Oil pushed past its July peaks as global output disruptions forced energy companies to pull large amounts of crude out of inventories, while a shortage of natural gas in Europe pushed costs up across the continent.

Brent added another 62 cents on Monday to $78.71 a barrel, while U.S. crude rose 71 cents to $74.69.

“We forecast that this rally will continue, with our year-end Brent forecast of $90/bbl vs. $80/bbl previously,” wrote analysts at Goldman Sachs in a client note.

“The current global oil supply-demand deficit is larger than we expected, with the recovery in global demand from the Delta impact even faster than our above consensus forecast.”

Such an increase could stoke speculation that global inflation will prove longer-lasting than first hoped and hasten the end of super-cheap money, favouring reflation trades in bank and energy stocks while bruising bond prices.

MSCI’s broadest index of Asia-Pacific shares outside Japan (.MIAPJ0000PUS) was flat, after three consecutive weeks of loss.

Japan’s Nikkei (.N225) gained 0.4% on hopes for further fiscal stimulus once a new prime minister is chosen.

Nasdaq futures edged up 0.1%, and S&P 500 futures 0.3%.

The fate of China Evergrande Group (3333.HK) remained a major unknown after the property giant missed a payment on offshore bonds last week, with further payment due this week.

Stocks in Hong Kong have felt the most pressure, though the government in Beijing did add more liquidity to the financial system.
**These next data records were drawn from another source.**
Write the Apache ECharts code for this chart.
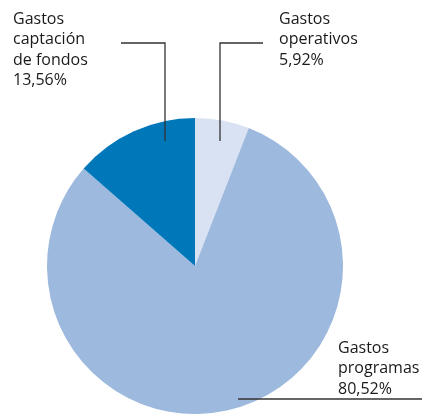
<!DOCTYPE html>
<html>
<head>
<meta charset="utf-8">
<script src="https://cdn.jsdelivr.net/npm/echarts@6/dist/echarts.min.js"></script>
<style>
  html, body { margin: 0; padding: 0; background: #fff; }
  #main { width: 431px; height: 415px; }
</style>
</head>
<body>
<div id="main"></div>
<script>
// datos del gráfico (orden horario desde arriba)
var names = ['Gastos\noperativos', 'Gastos\nprogramas', 'Gastos\ncaptación\nde fondos'];
var values = [5.92, 80.52, 13.56];
var colors = ['#d9e2f2', '#9db9dd', '#0077b9'];

// donde va cada etiqueta y su línea
var labelPos = [
  { x: 279, y: 9, line: [[220, 141], [220, 43], [263, 43]] },
  { x: 338, y: 338, line: [[238, 399], [422, 399]] },
  { x: 13, y: 9, line: [[165, 141], [165, 43], [121, 43]] }
];

var chart = echarts.init(document.getElementById('main'));

var pieData = [];
for (var i = 0; i < names.length; i++) {
  pieData.push({ name: names[i], value: values[i] });
}

// líneas guía encima de la tarta
var guides = labelPos.map(function (l) {
  return {
    type: 'polyline',
    z: 100,
    shape: { points: l.line },
    style: { stroke: '#333', lineWidth: 1.3, fill: null }
  };
});

var option = {
  animation: false,
  color: colors,
  graphic: guides,
  series: [{
    type: 'pie',
    center: [195, 266],
    radius: 148,
    startAngle: 90,
    clockwise: true,
    label: {
      show: true,
      position: 'outside',
      fontFamily: 'Open Sans',
      fontSize: 16,
      lineHeight: 20.5,
      color: '#1a1a1a',
      formatter: function (p) {
        return p.name + '\n' + p.value.toFixed(2).replace('.', ',') + '%';
      }
    },
    labelLine: { show: false },
    labelLayout: function (params) {
      var l = labelPos[params.dataIndex];
      return {
        x: l.x,
        y: l.y,
        align: 'left',
        verticalAlign: 'top'
      };
    },
    emphasis: { disabled: true },
    data: pieData
  }]
};

chart.setOption(option);
</script>
</body>
</html>
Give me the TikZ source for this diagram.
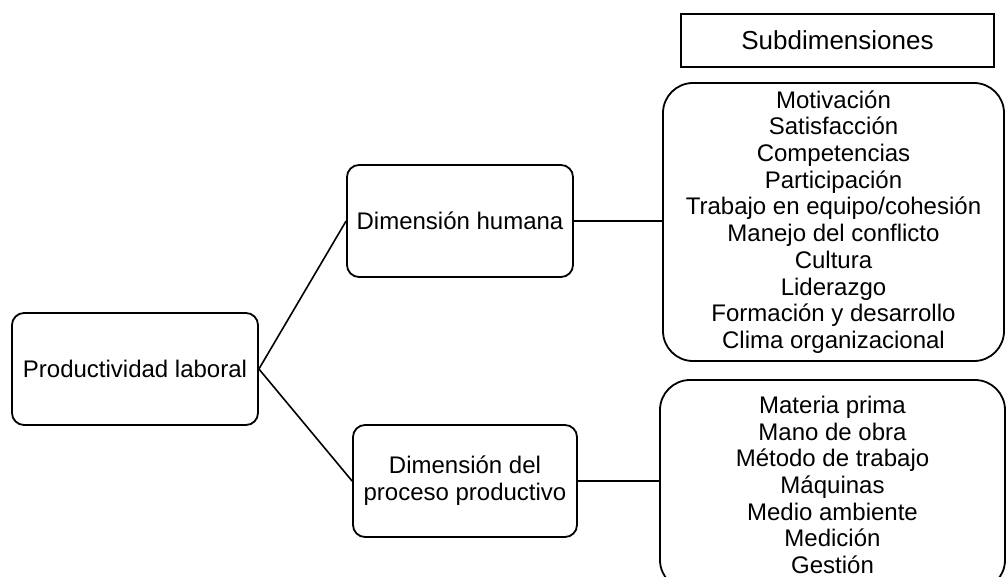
\documentclass[tikz,border=0pt]{standalone}
\usepackage{fontspec}
\setmainfont{Liberation Sans}
\begin{document}
\begin{tikzpicture}[x=1pt, y=-1pt, font=\fontsize{24}{26.7}\selectfont]
    \tikzstyle{box_style} = [draw=black, line width=1.8, rounded corners=12, align=center, inner sep=0]
    \tikzstyle{list_style} = [draw=black, line width=1.8, rounded corners=30, align=center, inner sep=0]
    \tikzstyle{edge_style} = [black, line width=1.6]

    \clip (0,0) rectangle (1006,577);

    \node[box_style, minimum width=246, minimum height=112] (prod) at (135,369) {Productividad laboral};
    \node[box_style, minimum width=226, minimum height=112] (hum) at (460,221) {Dimensión humana};
    \node[box_style, minimum width=224, minimum height=112] (proc) at (465,481) {Dimensión del\\proceso productivo};

    \node[draw=black, line width=1.8, minimum width=313, minimum height=53, inner sep=0,
          font=\fontsize{26}{30}\selectfont] (sub) at (837.5,40.5) {Subdimensiones};

    \node[list_style, minimum width=341, minimum height=278] (hlist) at (833.5,222)
        {Motivación\\Satisfacción\\Competencias\\Participación\\Trabajo en equipo/cohesión\\
         Manejo del conflicto\\Cultura\\Liderazgo\\Formación y desarrollo\\Clima organizacional};
    \node[list_style, minimum width=345, minimum height=210] (plist) at (832.5,485)
        {Materia prima\\Mano de obra\\Método de trabajo\\Máquinas\\Medio ambiente\\Medición\\Gestión};

    \draw[edge_style] (prod.east) -- (hum.west);
    \draw[edge_style] (prod.east) -- (proc.west);
    \draw[edge_style] (hum.east) -- (hum.east -| hlist.west);
    \draw[edge_style] (proc.east) -- (proc.east -| plist.west);
\end{tikzpicture}
\end{document}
“We expect policymakers in China to allow deleveraging of property sector debt to take hold with an eye to reducing moral hazard, but are confident that they will actively manage the restructuring and effectively limit financial spillovers,” said analysts at JPMorgan in a note.

Eyes will also be on U.S. fiscal policy with the House of Representatives due to vote on a $1 trillion infrastructure bill this week, while a Sept. 30 deadline on funding federal agencies could force the second partial government shutdown in three years. read more

The week is packed with U.S. Federal Reserve speeches led by Chair Jerome Powell on Tuesday and Wednesday, with more than a dozen other events on the calendar.

The latest hawkish shift by the U.S. central bank, and several others globally, saw bond yields seesaw before ending last week sharply higher.